#### [Given task]
Determine which lines contain the word "this", then copy those lines.

#### [Data extract]
-- Begin --

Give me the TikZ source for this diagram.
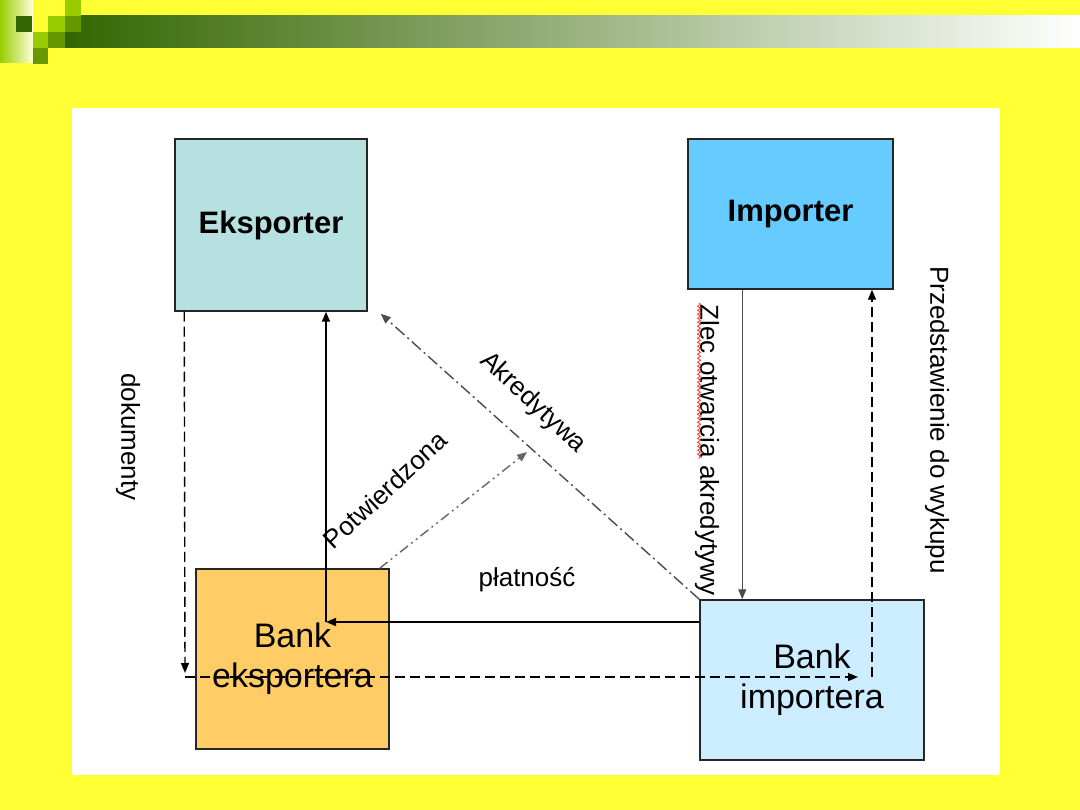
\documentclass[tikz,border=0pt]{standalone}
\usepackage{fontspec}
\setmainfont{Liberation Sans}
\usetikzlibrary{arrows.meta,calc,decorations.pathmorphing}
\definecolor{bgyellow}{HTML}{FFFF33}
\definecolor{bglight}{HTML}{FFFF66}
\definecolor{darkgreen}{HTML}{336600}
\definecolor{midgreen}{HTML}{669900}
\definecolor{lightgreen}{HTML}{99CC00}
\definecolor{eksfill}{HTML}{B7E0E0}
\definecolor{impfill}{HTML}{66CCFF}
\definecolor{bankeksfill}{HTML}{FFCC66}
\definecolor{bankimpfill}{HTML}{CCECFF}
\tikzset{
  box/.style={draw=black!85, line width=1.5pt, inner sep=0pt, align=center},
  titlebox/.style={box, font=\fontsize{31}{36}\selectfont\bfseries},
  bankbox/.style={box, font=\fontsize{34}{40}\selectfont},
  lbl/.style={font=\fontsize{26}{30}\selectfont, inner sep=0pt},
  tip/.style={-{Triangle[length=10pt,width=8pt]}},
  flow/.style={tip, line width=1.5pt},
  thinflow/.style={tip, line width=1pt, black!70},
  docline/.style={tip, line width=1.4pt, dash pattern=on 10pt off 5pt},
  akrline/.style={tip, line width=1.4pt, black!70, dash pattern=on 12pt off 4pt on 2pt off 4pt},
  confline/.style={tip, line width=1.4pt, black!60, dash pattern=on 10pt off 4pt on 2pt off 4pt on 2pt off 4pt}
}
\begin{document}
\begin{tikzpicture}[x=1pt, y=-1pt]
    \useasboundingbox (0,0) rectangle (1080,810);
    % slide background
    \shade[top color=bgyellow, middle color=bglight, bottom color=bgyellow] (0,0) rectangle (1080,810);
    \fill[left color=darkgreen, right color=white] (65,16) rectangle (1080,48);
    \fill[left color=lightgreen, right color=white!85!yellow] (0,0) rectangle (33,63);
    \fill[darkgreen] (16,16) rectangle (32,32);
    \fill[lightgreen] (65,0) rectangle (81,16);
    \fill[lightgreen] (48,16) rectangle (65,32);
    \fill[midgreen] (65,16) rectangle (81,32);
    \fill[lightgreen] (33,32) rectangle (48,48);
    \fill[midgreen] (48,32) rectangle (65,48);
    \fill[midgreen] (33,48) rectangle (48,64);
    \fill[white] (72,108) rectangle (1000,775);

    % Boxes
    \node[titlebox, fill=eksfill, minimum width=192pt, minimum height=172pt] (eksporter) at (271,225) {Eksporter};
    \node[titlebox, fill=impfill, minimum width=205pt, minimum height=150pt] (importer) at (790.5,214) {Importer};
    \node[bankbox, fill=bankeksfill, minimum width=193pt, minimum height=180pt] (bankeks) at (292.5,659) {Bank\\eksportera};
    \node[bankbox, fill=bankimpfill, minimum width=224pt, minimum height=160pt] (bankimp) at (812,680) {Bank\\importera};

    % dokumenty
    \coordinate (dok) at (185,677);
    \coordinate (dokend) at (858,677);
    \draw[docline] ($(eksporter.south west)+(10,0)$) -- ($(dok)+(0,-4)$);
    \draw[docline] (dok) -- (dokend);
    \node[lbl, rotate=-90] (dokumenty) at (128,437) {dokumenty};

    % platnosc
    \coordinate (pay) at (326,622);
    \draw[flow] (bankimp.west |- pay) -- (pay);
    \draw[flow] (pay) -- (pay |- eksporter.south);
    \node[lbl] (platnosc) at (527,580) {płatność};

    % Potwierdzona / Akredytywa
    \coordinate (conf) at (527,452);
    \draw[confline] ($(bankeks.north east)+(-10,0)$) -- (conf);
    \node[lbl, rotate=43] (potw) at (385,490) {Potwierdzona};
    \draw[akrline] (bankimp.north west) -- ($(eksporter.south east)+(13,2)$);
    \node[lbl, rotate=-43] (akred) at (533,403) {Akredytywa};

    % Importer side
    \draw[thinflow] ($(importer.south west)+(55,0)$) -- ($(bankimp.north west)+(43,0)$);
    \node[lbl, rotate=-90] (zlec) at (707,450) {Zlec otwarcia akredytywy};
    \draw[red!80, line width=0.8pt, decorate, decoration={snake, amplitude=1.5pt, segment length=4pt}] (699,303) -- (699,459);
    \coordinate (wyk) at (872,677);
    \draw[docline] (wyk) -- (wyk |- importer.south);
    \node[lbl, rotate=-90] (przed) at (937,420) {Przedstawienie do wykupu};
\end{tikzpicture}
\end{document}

-- End --
-- Begin --

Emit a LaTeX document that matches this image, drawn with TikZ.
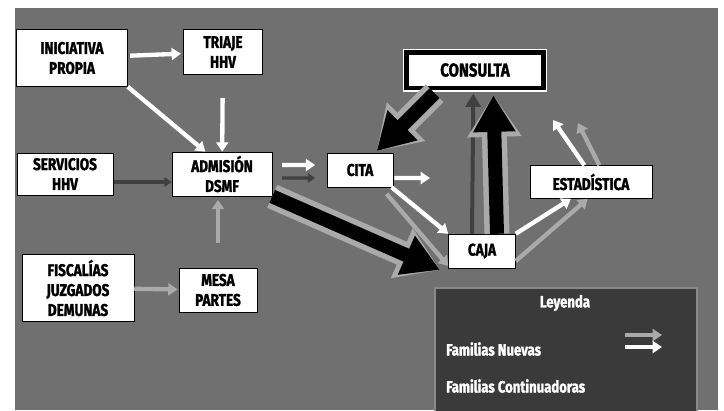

-- End --

#### [The reply]
Give me the TikZ source for this diagram.
Emit a LaTeX document that matches this image, drawn with TikZ.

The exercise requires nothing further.